Piramal Enterprises said it will sell its entire equity stake comprising 45,425,328 shares in Vodafone India to Prime Metals, an indirect subsidiary of Vodafone Group Plc. The deal values the telecom company at Rs 1,960 per share. The Piramal's flagship company picked up an 11% stake in two tranches, in August 2011 and February 2012, paying a total of Rs 5,864 crore or Rs 1,290 per share."The equity purchase in Vodafone was consistent with our objective of making investments that offer opportunity to generate attractive long-term return on equity," said Piramal Group chairman Ajay Piramal in a statement following the deal.

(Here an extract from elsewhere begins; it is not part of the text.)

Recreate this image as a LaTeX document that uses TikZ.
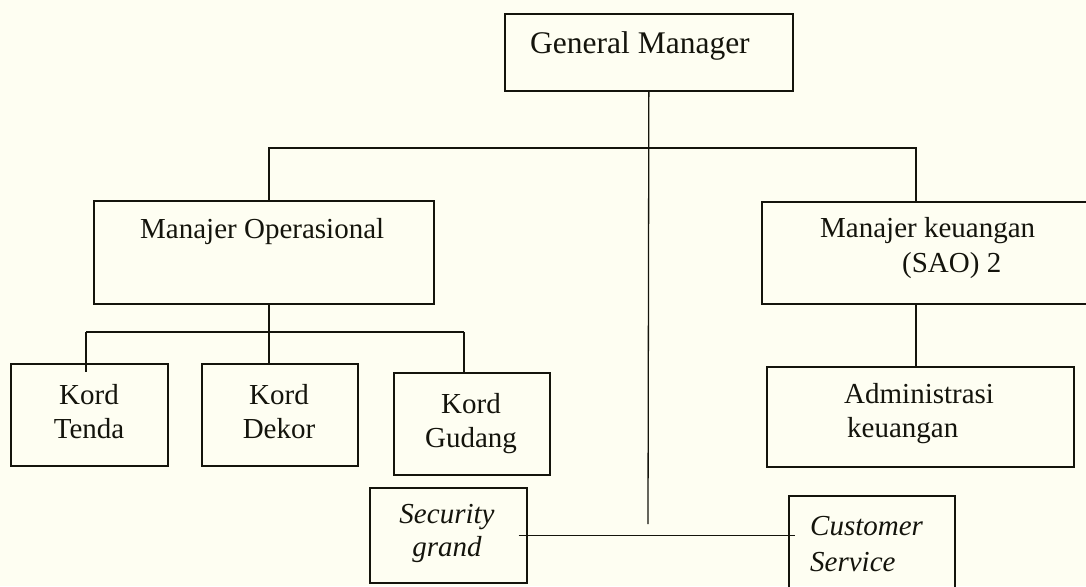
\documentclass[tikz,border=0pt]{standalone}
\usepackage{fontspec}
\setmainfont{Liberation Serif}
\definecolor{paper}{RGB}{254,254,242}
\definecolor{ink}{RGB}{20,20,12}
\tikzset{
  box/.style={draw=ink, line width=1.7pt, inner sep=0pt, anchor=north west},
  wire/.style={draw=ink, line width=1.3pt},
  lbl/.style={inner sep=0pt, anchor=base west, text=ink, font=\fontsize{29}{34}\selectfont},
  lblc/.style={inner sep=0pt, anchor=base, text=ink, font=\fontsize{29}{34}\selectfont},
}
\begin{document}
\begin{tikzpicture}[x=1pt,y=-1pt]
\useasboundingbox (0,0) rectangle (1086,586);
\clip (0,0) rectangle (1086,586);
\fill[paper] (0,0) rectangle (1086,586);

% boxes
\node[box, minimum width=288pt, minimum height=77pt] (gm) at (504,13) {};
\node[box, minimum width=340pt, minimum height=103pt] (mo) at (93,200) {};
\node[box, minimum width=330pt, minimum height=102pt] (mk) at (761,201) {};
\node[box, minimum width=157pt, minimum height=102pt] (tenda) at (10,363) {};
\node[box, minimum width=156pt, minimum height=102pt] (dekor) at (201,363) {};
\node[box, minimum width=156pt, minimum height=102pt] (gudang) at (393,372) {};
\node[box, minimum width=307pt, minimum height=100pt] (admin) at (766,366) {};
\node[box, minimum width=157pt, minimum height=95pt] (sec) at (369,487) {};
\node[box, minimum width=166pt, minimum height=110pt] (cust) at (788,495) {};

% texts
\node[lbl, font=\fontsize{31.5}{36}\selectfont] (tgm) at (530,54) {General Manager};
\node[lbl] (tmo) at (140,238) {Manajer Operasional};
\node[lbl] (tmk1) at (820,237) {Manajer keuangan};
\node[lbl] (tmk2) at (902,272) {(SAO) 2};
\node[lblc] (tt1) at (89,404) {Kord};
\node[lblc] (tt2) at (89,438) {Tenda};
\node[lblc] (td1) at (279,404) {Kord};
\node[lblc] (td2) at (279,438) {Dekor};
\node[lblc] (tg1) at (471,413) {Kord};
\node[lblc] (tg2) at (471,447) {Gudang};
\node[lbl] (ta1) at (844,403) {Administrasi};
\node[lbl] (ta2) at (847,437) {keuangan};
\node[lblc, font=\fontsize{29}{34}\selectfont\itshape] (ts1) at (447,523) {Security};
\node[lblc, font=\fontsize{29}{34}\selectfont\itshape] (ts2) at (447,556) {grand};
\node[lbl, font=\fontsize{29}{34}\selectfont\itshape] (tc1) at (810,535) {Customer};
\node[lbl, font=\fontsize{29}{34}\selectfont\itshape] (tc2) at (810,571) {Service};

% connector points
\coordinate (t1) at (269,148);
\coordinate (t2) at (916,148);
\coordinate (s1) at (86,332);
\coordinate (s2) at (464,332);
\coordinate (gmend) at (648,524);

% connectors
\draw[wire] (gm.south) -- (gmend);
\draw[wire] (mo.north -| t1) -- (t1) -- (t2) -- (mk.north -| t2);
\draw[wire] (mo.south -| t1) -- (t1 |- s1);
\draw[wire] (s1) -- (s2);
\draw[wire] (s1) -- ([yshift=-9pt]tenda.north -| s1);
\draw[wire] (t1 |- s1) -- (dekor.north -| t1);
\draw[wire] (s2) -- (gudang.north -| s2);
\draw[wire] (mk.south -| t2) -- (admin.north -| t2);
\draw[wire] ([xshift=-9pt]sec.east) -- ([xshift=7pt]cust.west |- sec.east);
\end{tikzpicture}
\end{document}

Significantly, the huge difference in the valuation of Piramal's stake and that of Singh's was attributed to the fact that Singh's holdings were through various companies, some of which had significant debts. In a joint statement post the Foreign Investment Promotion Board (FIPB) clearance last year, Vodafone and Singh had said, "The valuation of his (Singh's) stake in Vodafone India will have to take debt into consideration as well as the fact that the holdings are indirect unlike Piramal Enterprises' direct interest in Vodafone. The consideration payable to Singh is consistent with the agreements signed between him and Vodafone, which were filed with the FIPB in 2007 and 2009."
India's second largest mobile operator by subscriber numbers and revenues was given clearance by the FIPB in December last year and later got a Cabinet nod in February to acquire shares from its minority shareholders Piramal Enterprises and Singh, a non-executive chairman at Vodafone, for over Rs 10,000 crore to raise its holding in the Indian unit to 100%. Before accounting for these two transactions, Vodafone Plc held 84.5 % directly and indirectly in Vodafone India.
"I am glad to say that we have delivered against our targeted returns with this investment," Piramal said on Thursday. At the time of acquisition, he had said that he expected a pre-tax return of 17%-20% per annum on the investment. Piramal Enterprises would make an exit from Vodafone either through a proposed IPO of the telco, or sell its stake to another company or to Vodafone itself, he had said earlier.
The "strategic stake'' was acquired for "value creation" when Piramal wanted to park the surplus funds of $3.72 billion after selling the domestic formulations business to Abbott in 2010.
"This reconfirms Vodafone's commitment to India. We cannot judge much from the valuation of this transaction since it is subject to specifics, but the sector today shows more stability on the regulatory and business front than in the past two to three years, more investor confidence and a position for better growth," said Mohammad Chowdhury, telecom, media & technology industry leader at PricewaterhouseCoopers India.
Vodafone India has a revenue market share of 21.6%, while industry leader Bharti Airtel boasts of a 29% share. The British operator is flush with funds after concluding the sale of its 45% stake in US telecom carrier Verizon Wireless for $130 billion. Its CEO, Vittorio Colao, has been divesting minority stakes and joint ventures globally as it focuses on the Asian and African market for growth potential.
In 2007, Vodafone spent $11.1 billion to acquire a 67% stake in Hutchison Whampoa's Indian assets and then got Essar to offload its 33% shares for almost $5 billion in 2011. Vodafone Essar has existed in various forms since the mid-90s, when it started operations as Max Touch. It has since metamorphosed through various avatars and was renamed first as Orange and subsequently as Hutch, before Vodafone took a controlling stake. For the quarter ended December 31, 2013, Vodafone India's revenue grew by 13.2% year-on-year. This was driven by continued customer growth, higher voice usage and improved voice pricing, the operator said.